In der SPD ist Franziska Giffey seit 2007. Auf der politischen Karriereleiter hat sie sich kontinuierlich nach oben gearbeitet. 2020 übernahm sie zusammen mit Raed Saleh den Vorsitz der Berliner SPD. Sie ist Mitglied im Bundesvorstand der SPD und hätte 2019 gerne für den Parteivorsitz kandidiert, zog ihre Ambitionen wegen der Plagiatsvorwürfe aber zurück.

Betrugsverfahren gegen den Ehemann

Auch im Privatleben lief bei Franziska Giffey einiges anders als geplant. Sie ist seit 2008 verheiratet und hat einen Sohn. Ihr Mann Karsten Giffey, der als Amtsveterinär für das Land Berlin arbeitete, stand 2020 wegen des Verdachts auf "vorsätzlichen und systematischen Betrug", wie es in der Anklageschrift hieß, vor Gericht.

Er hatte während seiner Dienstzeit Vorträge und Seminare gegeben und damit unerlaubt Geld verdient. Nachdem er aus um Entlassung aus dem Beamtenverhältnis gebeten hatte, wurde das Gerichtsverfahren eingestellt, gegen Zahlung von 10.000 Euro Bußgeld und Ersatz des für das Land Berlin entstandenen Schadens.

Für Franziska Giffey, gegen die zu diesem Zeitpunkt bereits Plagiatsvorwürfe existierten, war das ein zusätzlicher Schlag.
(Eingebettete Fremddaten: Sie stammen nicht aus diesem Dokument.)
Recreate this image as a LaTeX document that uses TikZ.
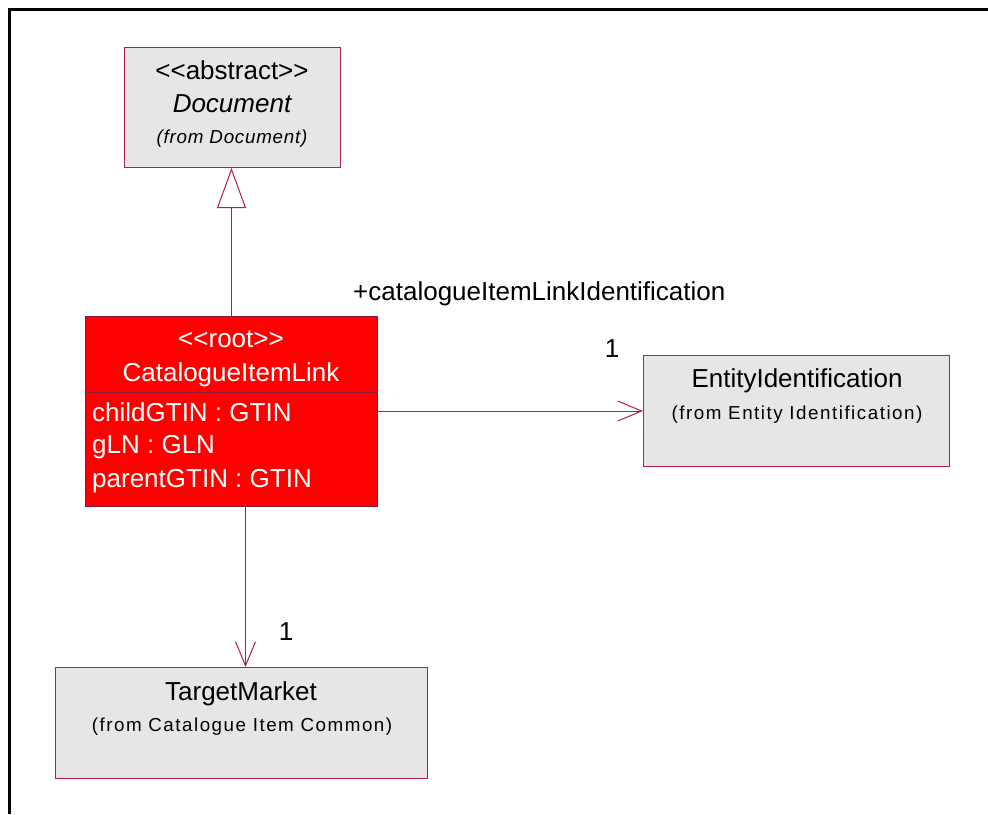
\documentclass[tikz,border=0pt]{standalone}
\usepackage{fontspec}
\setmainfont{Liberation Sans}
\definecolor{umlborder}{RGB}{176, 30, 80}
\definecolor{umlgray}{RGB}{230, 230, 230}
\definecolor{rootred}{RGB}{255, 0, 0}
\usetikzlibrary{arrows.meta, positioning, calc}
\newcommand{\umlstereo}[1]{<\kern0pt<#1>\kern0pt>}
\tikzset{
  classbox/.style={draw=umlborder, fill=umlgray, line width=1pt, anchor=north west, inner sep=0pt},
  rootbox/.style={classbox, fill=rootred, draw=umlborder!80!black},
  classname/.style={font=\fontsize{26}{30}\selectfont, anchor=base, inner sep=0pt},
  fromname/.style={font=\fontsize{18.8}{22}\selectfont\addfontfeatures{LetterSpace=8}, anchor=base, inner sep=0pt},
  attrname/.style={classname, anchor=base west, text=white},
  umlline/.style={draw=umlborder, line width=1pt}
}

\begin{document}
\begin{tikzpicture}[x=1pt, y=-1pt]
  \useasboundingbox (0,0) rectangle (988,814);

  % Frame
  \draw[line width=2.7pt] (9.7,814) -- (9.7,9.7) -- (988,9.7);

  % Abstract parent
  \node[classbox, minimum width=216pt, minimum height=120pt] (doc) at (124,47) {};
  \node[classname] (docstereo) at (232,79) {\umlstereo{abstract}};
  \node[classname, font=\fontsize{26}{30}\selectfont\itshape] (docname) at (232,112) {Document};
  \node[fromname, font=\fontsize{18.8}{22}\selectfont\itshape\addfontfeatures{LetterSpace=4}] (docfrom) at (232,143) {(from Document)};

  % Root class
  \node[rootbox, minimum width=292pt, minimum height=76pt] (clink) at (85,316) {};
  \node[rootbox, minimum width=292pt, minimum height=114pt] (clinkattr) at (85,392) {};
  \node[classname, text=white] (clinkstereo) at (231,347) {\umlstereo{root}};
  \node[classname, text=white] (clinkname) at (231,381) {CatalogueItemLink};
  \node[attrname] (attrchild) at (92,421) {childGTIN : GTIN};
  \node[attrname] (attrgln) at (92,453) {gLN : GLN};
  \node[attrname] (attrparent) at (92,487) {parentGTIN : GTIN};

  % Entity identification
  \node[classbox, minimum width=306pt, minimum height=111pt] (entity) at (643,355) {};
  \node[classname] (entityname) at (797,387) {EntityIdentification};
  \node[fromname] (entityfrom) at (797,419) {(from Entity Identification)};

  % Target market
  \node[classbox, minimum width=372pt, minimum height=111pt] (target) at (55,667) {};
  \node[classname] (targetname) at (241,700) {TargetMarket};
  \node[fromname] (targetfrom) at (242,731) {(from Catalogue Item Common)};

  % Generalization
  \draw[umlline, -{Triangle[open, length=40pt, width=29pt, fill=white]}] (clink.north) -- (clink.north |- doc.south);

  % Associations
  \draw[umlline, -{Straight Barb[length=24pt, width=20pt]}] (entity.west -| clinkattr.east) -- (entity.west);
  \node[classname, anchor=base west] (linklabel) at (353,300) {+catalogueItemLinkIdentification};
  \node[classname] (entitymult) at (612,357) {1};

  \draw[umlline, -{Straight Barb[length=24pt, width=20pt]}] ([xshift=14pt]clinkattr.south) -- ([xshift=14pt]clinkattr.south |- target.north);
  \node[classname] (targetmult) at (286,640) {1};
\end{tikzpicture}
\end{document}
Gemeinsame Auftritte des Ehepaars, die ohnehin rar waren, weil Giffey Berufs- und Privatleben zu trennen versucht, gibt es seitdem gar nicht mehr. Wenn sie sich mit einem Familienangehörigen zeigt, dann nur mit ihrem Vater. Der ist 67 Jahre alt, sammelt jeden Zeitungsausschnitt über Franziska Giffey und sagte am Wahlabend in Berlin, er sei ihr größter Fan und sehr stolz auf seine Tochter.